Love & Other Disasters(63)



Sai smiled good-naturedly. “Perhaps. But if you had timed things well, you would have already planned to take your cake out of the oven fifteen minutes early to allow it to cool before applying your icing. This disadvantage will simply require some creative thinking. You have three minutes to decide.”

Sai made a big show of setting a timer on his smartwatch.

“Go.”

Khari and Cath huddled toward Dahlia. She didn’t say anything at all for the first thirty seconds, her face a strange blank while Khari and Cath talked heatedly around her, their voices a low murmur. London was contemplating calling for the medic. There was clearly something going on with Dahlia.

And then she frowned, deeply, crossing her arms in front of her chest, and jumped into the conversation. She looked pissed. London very much wanted to kiss her.

“Ten seconds!”

Dahlia rolled her eyes and sighed, drooping to the back of Tanner Tavish’s chair.

“Aaand time is up!” Sai snapped his fingers. “Judges’ table, we’re ready for your decision. Khari, who has fifteen minutes less to bake today?”

“Ahmed,” he said.

Ahmed groaned and hung his head.

“And, Dahlia, who’s the lucky soul who gets to take the rest of the day off ?”

Dahlia closed her eyes briefly. When she opened them, she looked to the side of the set, off camera. London glanced in the direction of her gaze, confused. Who was she looking at? Janet?

Dahlia opened her mouth. And it wasn’t until her tongue lifted to roll out an L that London even thought about what she was going to say. It wasn’t until she finished it with izzie that London realized they’d been positive she’d say something else.

It sounded wrong. It felt wrong, in London’s gut, hearing that name come out of Dahlia’s mouth.

London knew it was only a silly advantage for extra drama. That this was just a TV show. But they also knew they would have fought to save Dahlia, if the situation were reversed, to give her extra peace of mind if they could. They never would have gone along with saving Lizzie.
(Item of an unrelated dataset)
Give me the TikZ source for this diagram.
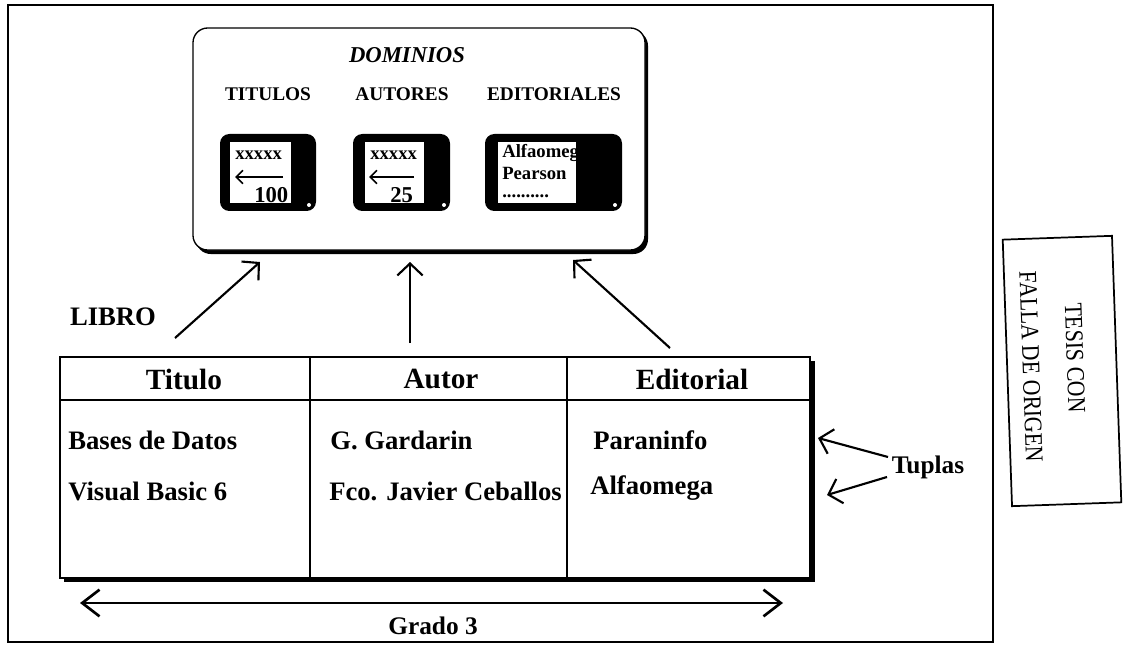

Who was currently gasping, behind them. London turned around to watch her clench her hands to her heart.

“Congratulations, Lizzie! You can put away your apron for the day and go rest your feet.” Sai Patel flashed his award-winning smile.

“Oh!” she trilled. “Wow! But . . . ”

London thought they saw Sai Patel’s mouth twitch.

“Do you mind if I finish the bake anyway?” Lizzie asked. “I’m already halfway through; I’d hate to see a good cake go to waste!”

“Oh, good lord,” London muttered.

But Sai Patel allowed it. Dahlia, Cath, and Khari were released back to their stations.

“London,” Dahlia said urgently as she retied her apron. “I’m sorry, that was—”

“The clock’s running again,” London said. “You should work on your ganache.”

They sensed her pause next to them, the heaviness that had settled over their station.

London smashed apart peppermint sticks with perhaps a smidge more force than was necessary.

Yet it was satisfying, seeing Dahlia jump with each loud crack of their hammer. Watching a solid confection break into sharp shards.

As Dahlia worked on her cake beside them—chocolate sponges with layers of raspberry jam, topped with decadent ganache—London knew, somewhere in the logical part of their brain, that there was no way Dahlia had wanted that to happen. Cath, too. Khari must have pushed to save Lizzie.

Like many of the other contestants—everyone who had sat in awkward silence during that meet-and-greet dinner weeks ago—London hadn’t ever been sure where they stood with Khari. No one else had stomped off that night like Lizzie had. But that didn’t necessarily mean anything. Maybe Khari thought they were an abomination, too.

Either way. Dahlia should have fought harder for them than Khari fought for Lizzie.

London felt good about their cake; they weren’t worried about elimination. They didn’t need the advantage.

But when Dahlia said Lizzie’s name, everything Lizzie represented was brought from the depths of London’s subconscious into the forefront of their brain. Painful, present, impossible to ignore.

The truth was that London had gotten very good at pretending Lizzie didn’t exist on set, but they were only pretending to pretend. Like they pretended with their dad. Like they pretended almost every hour of every day that they were in public.

The fact that London would always be surrounded by people who either didn’t approve of their identity or didn’t understand their identity was not a fact that could simply be ignored. London could push it away in order to exist. But it was always lurking in the shadows, making London on guard for how they should act, what they should say in front of other human beings.

They had become so used to this mode of existence that they only truly comprehended the depths of it when they imagined what the opposite would feel like. If there was a society where everyone rejected the binary, where gender norms didn’t exist at all, where bodies were just bodies, every one real and valid and equally human, and you didn’t have to worry about what people were assuming or not assuming about you.

The idea made London feel so light and free that it was only then that they fully felt the weight of the invisible stress they carried, compacted in their bones.